Toomey explained the text of the law governing gagging orders between National Security Letters and FISA orders are different. He said because the substance of the requests are so similar — all involving requests of customer data — many companies are applying the framework of the law that governs National Security Letters to the context of FISA requests, even without the penalties being spelled out the same way.

The companies implicated in the PRISM surveillance scandal are beginning to catch on.

Apple reiterated this point in a recent amicus brief that the law the FBI was citing did not provide any specific reasons as to why it couldn't disclose such data. The FBI claimed the FISA statute as the relevant issue, the brief noted. The iPhone and iPad maker argued, however: "Even on that issue, the FBI did not identify anything in the law that authorizes the Government to prohibit disclosure of the aggregate number of national security requests received by Apple."

"Nothing in FISA's text or legislative history suggests the Act prohibits a recipient of a FISA order from confirming (or denying) the basic fact that it has (or has not) received a nondescript legal process under FISA, or from disclosing the aggregate number of requests it has received," the document read.

Simply put, Apple argues that it should be allowed to disclose data, unless there is a secret internal interpretation at the Justice Department, for example. In such a case, this would not be too dissimilar from a comparable secret interpretation of the Patriot Act, as first described by Sen. Ron Wyden (D-OR) and Sen. Mark Udall (D-CO) more than two years ago.

On Wednesday, the FBI fired back on all cylinders in efforts to resist the efforts by the Silicon Valley giants. The understood-to-be secret interpretation was released, albeit heavily redacted, putting the companies at a great disadvantage. The reason: Because of the classified nature of the FISC court document, only the judges overseeing the case will be able to see the document.

"Companies are so risk averse with government interactions," Toomey said. "They don't want to test the limits in any serious way by violating the type of gag order the FBI appears to be insisting on."

"The statute that authorizes the business records collection under FISA doesn't have a prescribed penalty, whereas National Security Letters do," Caldwell-Stone said. "Under the U.S. system, if you violate a court-ordered gag order, that amounts to contempt of court. And the court is free to fashion a penalty to address the severity of the situation.

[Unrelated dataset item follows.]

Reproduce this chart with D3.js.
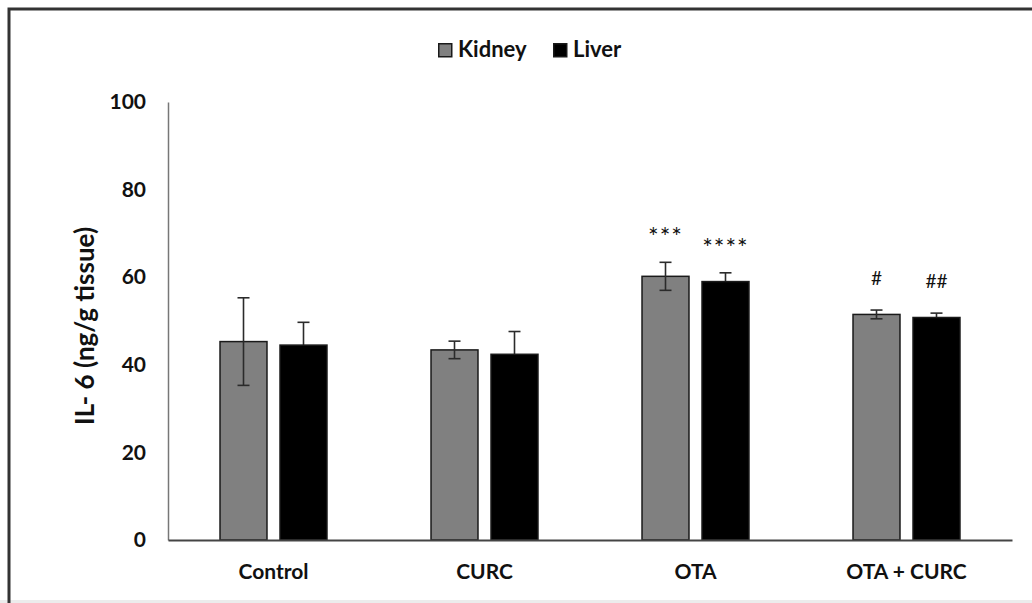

It could be a fine, or it could be a jail term, or both," she said.

The outcome to the data request figures debacle, a scandal in its own right, could fall either way.

No doubt the companies are preparing for the worst-case scenario — a firm denial by the court — which would put the nine Silicon Valley-based firms squarely between a moral and ethical rock and a hard place.

In spite of the quandary, the consequences would be dire for companies and their employees subject to these secret laws — even if the penalties are not prescribed directly in law.

While it may have taken one person, a whistleblower, to disclose the data disclosure scandal in its own right, the chances are you won't find even a handful of people in each company willing to fall on their corporate sword for the sake of transparency.